Королю пришлось выбирать, кого поддерживать — церковь или магистраты. До сих пор ему удавалось не принимать открыто ничью сторону, но теперь дело зашло слишком далеко. В Париже начались бунты, священников били или под дулом пистолета заставляли соборовать умирающих янсенистов. Говорили, будто парламент подкупил одну монашку, сестру Перепетую, чтобы она притворилась медленно умирающей, а тем временем развернулся спор, надо или не надо ее причащать. Наконец король велел заточить ее в какой-то монастырь, и больше о ней не было ни слуху ни духу. Люди боялись, что начнется гражданская война, снова послышалось пугающее слово «фронда», и уже казалось, что реки чернил, потраченных в связи с буллой «Унигенитус», вот-вот превратятся в реки крови. Король в целом склонялся в пользу иезуитов, хотя далек был от одобрения всех их действий.

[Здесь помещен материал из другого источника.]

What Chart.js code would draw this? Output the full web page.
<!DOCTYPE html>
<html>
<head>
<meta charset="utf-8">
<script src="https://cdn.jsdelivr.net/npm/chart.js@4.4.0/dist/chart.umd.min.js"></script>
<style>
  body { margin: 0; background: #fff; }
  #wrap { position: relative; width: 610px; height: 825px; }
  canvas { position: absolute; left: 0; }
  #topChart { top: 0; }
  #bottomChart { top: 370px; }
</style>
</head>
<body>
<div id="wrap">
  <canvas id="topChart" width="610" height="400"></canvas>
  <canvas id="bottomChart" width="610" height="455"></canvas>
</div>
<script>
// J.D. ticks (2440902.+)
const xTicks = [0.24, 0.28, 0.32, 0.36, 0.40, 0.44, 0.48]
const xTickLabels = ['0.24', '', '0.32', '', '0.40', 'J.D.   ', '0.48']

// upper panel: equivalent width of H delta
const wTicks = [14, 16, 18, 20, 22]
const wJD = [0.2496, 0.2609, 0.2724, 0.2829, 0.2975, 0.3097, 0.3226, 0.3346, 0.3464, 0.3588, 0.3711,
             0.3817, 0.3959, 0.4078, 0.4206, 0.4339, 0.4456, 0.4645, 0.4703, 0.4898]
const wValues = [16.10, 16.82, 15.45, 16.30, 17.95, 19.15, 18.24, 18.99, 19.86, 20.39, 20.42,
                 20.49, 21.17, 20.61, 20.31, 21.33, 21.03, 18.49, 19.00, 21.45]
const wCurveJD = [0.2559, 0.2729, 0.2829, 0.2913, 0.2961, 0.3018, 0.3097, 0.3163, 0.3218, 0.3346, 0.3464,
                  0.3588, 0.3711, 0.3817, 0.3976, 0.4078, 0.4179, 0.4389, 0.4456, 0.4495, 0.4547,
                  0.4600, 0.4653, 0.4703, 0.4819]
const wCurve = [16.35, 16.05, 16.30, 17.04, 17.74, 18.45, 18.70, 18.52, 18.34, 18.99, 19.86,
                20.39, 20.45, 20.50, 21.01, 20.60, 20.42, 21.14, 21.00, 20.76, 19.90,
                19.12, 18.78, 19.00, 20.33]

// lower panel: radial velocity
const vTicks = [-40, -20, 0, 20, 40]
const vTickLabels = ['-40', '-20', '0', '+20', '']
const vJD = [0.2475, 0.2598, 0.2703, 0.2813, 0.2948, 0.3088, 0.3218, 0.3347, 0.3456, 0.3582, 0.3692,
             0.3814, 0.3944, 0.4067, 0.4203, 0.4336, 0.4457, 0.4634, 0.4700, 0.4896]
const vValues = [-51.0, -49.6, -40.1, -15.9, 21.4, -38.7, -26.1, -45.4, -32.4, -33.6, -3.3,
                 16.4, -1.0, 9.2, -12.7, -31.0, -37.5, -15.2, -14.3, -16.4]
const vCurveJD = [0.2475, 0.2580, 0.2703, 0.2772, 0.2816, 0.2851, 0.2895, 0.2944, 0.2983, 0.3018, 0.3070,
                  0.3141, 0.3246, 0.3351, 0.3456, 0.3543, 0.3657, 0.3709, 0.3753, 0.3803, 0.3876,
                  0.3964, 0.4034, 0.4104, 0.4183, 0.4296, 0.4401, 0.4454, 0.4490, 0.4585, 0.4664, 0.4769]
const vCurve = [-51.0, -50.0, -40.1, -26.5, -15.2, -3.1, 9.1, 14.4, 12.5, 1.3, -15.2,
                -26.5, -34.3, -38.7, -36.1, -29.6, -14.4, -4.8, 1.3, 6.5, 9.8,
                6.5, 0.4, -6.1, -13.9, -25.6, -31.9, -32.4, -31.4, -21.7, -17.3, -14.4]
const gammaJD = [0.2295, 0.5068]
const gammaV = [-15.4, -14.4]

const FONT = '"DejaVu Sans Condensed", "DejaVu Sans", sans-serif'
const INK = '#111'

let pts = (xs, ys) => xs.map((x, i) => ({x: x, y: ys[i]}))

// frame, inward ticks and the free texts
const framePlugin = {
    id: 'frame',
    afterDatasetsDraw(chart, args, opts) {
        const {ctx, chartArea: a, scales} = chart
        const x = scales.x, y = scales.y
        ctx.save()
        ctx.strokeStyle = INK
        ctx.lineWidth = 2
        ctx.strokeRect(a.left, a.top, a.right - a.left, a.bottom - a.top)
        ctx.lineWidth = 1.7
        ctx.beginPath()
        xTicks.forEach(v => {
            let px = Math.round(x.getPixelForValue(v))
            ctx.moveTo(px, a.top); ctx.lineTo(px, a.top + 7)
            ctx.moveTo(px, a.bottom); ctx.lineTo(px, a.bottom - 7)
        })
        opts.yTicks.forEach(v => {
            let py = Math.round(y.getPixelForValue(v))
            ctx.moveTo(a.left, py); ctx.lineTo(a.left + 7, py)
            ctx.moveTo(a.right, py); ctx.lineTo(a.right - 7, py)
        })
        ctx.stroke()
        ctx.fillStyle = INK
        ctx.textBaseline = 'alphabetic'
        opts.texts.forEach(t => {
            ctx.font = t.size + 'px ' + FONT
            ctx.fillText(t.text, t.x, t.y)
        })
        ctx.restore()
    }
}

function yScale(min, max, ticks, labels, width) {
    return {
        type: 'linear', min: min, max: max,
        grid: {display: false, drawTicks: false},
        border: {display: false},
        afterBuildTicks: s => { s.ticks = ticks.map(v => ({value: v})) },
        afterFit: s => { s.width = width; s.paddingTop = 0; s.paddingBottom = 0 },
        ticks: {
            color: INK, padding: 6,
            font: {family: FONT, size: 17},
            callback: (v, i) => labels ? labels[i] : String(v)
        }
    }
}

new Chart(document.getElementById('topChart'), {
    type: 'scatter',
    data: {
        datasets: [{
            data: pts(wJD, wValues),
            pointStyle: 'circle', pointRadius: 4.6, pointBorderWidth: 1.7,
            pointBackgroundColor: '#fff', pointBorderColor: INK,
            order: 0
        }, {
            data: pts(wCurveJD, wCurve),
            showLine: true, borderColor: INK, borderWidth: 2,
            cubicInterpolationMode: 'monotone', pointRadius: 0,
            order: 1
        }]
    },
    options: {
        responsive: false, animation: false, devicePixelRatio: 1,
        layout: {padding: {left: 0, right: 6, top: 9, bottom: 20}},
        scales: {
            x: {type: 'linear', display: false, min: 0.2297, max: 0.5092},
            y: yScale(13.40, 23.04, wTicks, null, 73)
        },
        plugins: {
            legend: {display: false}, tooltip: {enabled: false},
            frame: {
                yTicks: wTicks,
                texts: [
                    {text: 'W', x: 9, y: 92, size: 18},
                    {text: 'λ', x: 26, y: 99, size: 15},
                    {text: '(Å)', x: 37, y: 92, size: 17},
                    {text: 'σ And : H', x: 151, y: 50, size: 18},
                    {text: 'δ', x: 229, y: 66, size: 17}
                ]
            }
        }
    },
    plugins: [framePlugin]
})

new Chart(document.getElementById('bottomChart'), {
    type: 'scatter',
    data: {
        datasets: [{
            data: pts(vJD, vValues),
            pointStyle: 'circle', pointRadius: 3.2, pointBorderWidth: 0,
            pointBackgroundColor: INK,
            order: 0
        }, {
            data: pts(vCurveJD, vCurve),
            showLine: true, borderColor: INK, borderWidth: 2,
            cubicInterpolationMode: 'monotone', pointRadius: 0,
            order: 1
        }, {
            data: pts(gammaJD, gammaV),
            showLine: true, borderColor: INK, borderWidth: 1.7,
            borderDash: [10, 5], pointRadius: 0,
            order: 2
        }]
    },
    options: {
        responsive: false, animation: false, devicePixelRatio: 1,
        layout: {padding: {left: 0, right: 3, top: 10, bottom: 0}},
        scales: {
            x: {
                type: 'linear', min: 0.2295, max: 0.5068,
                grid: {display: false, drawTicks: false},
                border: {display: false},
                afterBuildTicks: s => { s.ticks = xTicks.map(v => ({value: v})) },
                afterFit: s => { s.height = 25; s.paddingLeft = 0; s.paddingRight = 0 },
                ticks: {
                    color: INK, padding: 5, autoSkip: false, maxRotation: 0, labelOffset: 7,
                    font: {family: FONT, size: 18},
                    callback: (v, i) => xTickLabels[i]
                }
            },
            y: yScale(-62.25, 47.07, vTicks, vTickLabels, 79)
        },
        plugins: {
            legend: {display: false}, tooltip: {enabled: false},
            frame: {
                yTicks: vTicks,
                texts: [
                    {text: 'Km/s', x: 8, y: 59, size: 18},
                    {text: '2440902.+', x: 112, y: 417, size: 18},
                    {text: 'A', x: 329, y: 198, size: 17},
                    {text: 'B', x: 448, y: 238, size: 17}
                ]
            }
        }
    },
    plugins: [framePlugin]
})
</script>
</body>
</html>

Королевская семья слепо стояла за них. Мадам де Помпадур с ее философским воспитанием могла бы представить мнение в противовес, но годы жизни при дворе прошли для нее далеко не бесследно — в слове «парламент» звучало нечто сомнительное, наводящее на мысли о Кромвеле и мерзком республиканстве. К тому же она хорошо знала, что магистраты не одобряют ее склонностей к роскоши и мотовству, в то время как общественные фонды были пусты и поговаривали о новом налоге. Не следует думать, будто парламенты сильнее стремились платить «двадцатую долю», чем церковь.